“I can’t go through another 2008.”  This is a comment I hear quite often.  That year represents a generational financial scar we can never hide.  A defining event that continues to shape the behavior of most of us today.

People dial these bad memories up anytime they see high volatility in the markets.  I, in fact, believe this is a good thing.  It has kept people from getting overzealous, like we saw during the tech and housing booms.

While I believe we’ll likely see higher stock prices by the end of the year, let’s pretend we are about to experience another great recession like we saw a decade ago.  Should you run for the hills?  I definitely understand that nobody wants or enjoys the emotional rollercoaster that a rapidly declining stock market brings.  It is highly emotional to watch your nest egg lose 30 to 50 percent of its value.

The problem is nobody can consistently predict when it is time to run for the hills.  People have suggested to do so dozens of times over the last decade, including at the bottom of the market in 2009.  Another problem is you have to get back in, and that is difficult as well.
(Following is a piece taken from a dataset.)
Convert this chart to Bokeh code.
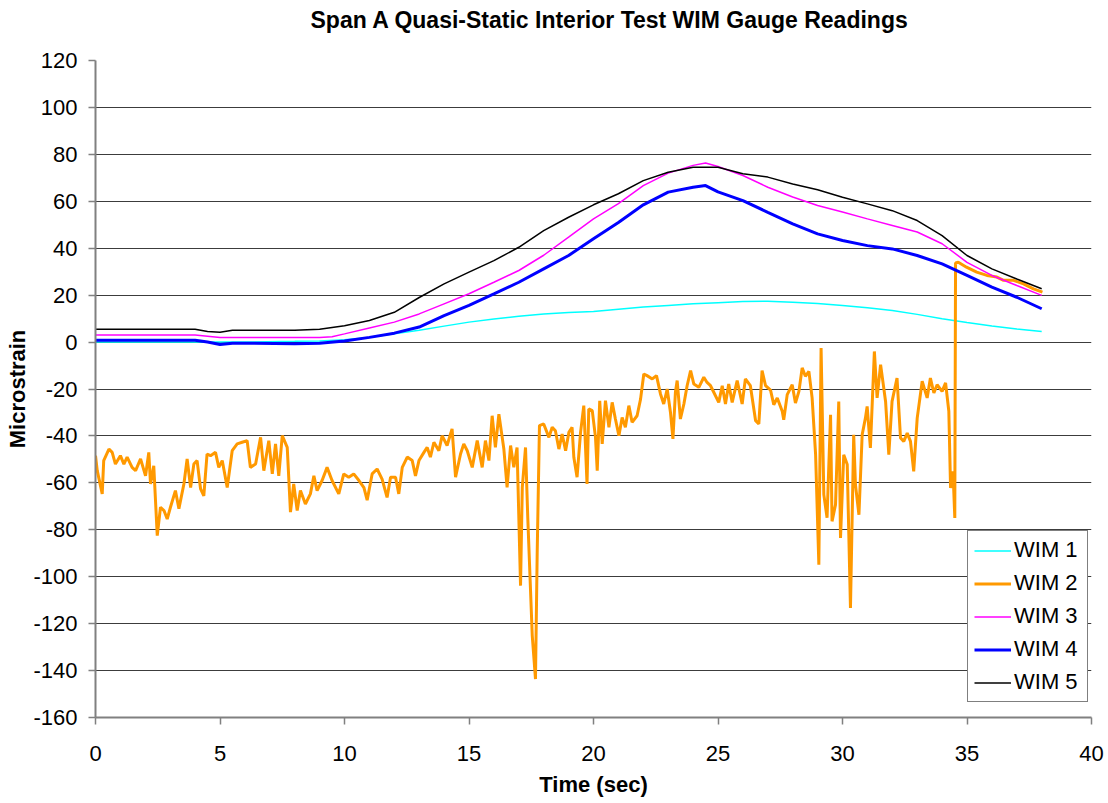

One behavior pitfall we tend to make is that we look back to the highest point of our investment portfolios, and lock that in as our losing point.  That losing point was likely preceded by years of gains.  We tend to leave the preceding gains out of the equation.  It’s more important to see what your return has been over the preceding 10 years.

Another aspect to consider is to look at what different major asset classes have done over the last 100 to 200 years.  Stocks have far outpaced the returns you would have experienced from staying in cash, gold, or government and corporate bonds.  Even if you invested all your money in stocks at the very top of the market in 2007, preceding the financial crises, your stocks would have done better than those other assets.

The biggest problem has been that many people aborted their investments during the large declines, and either came back late or never returned.  If there’s one lesson to be learned from the past, it is the best way to fight the inflation of goods and services you buy every year is to be and stay invested in stocks.

For the vast majority of Americans, the current or future income streams you will need from your investment assets in retirement require the enormous appreciation power that stocks provide.  With that power comes periods of great uncertainty and dismay, but like having kids, the investment is worth all the trouble.

(Past performance is no guarantee of future results. Advice is intended to be general in nature.)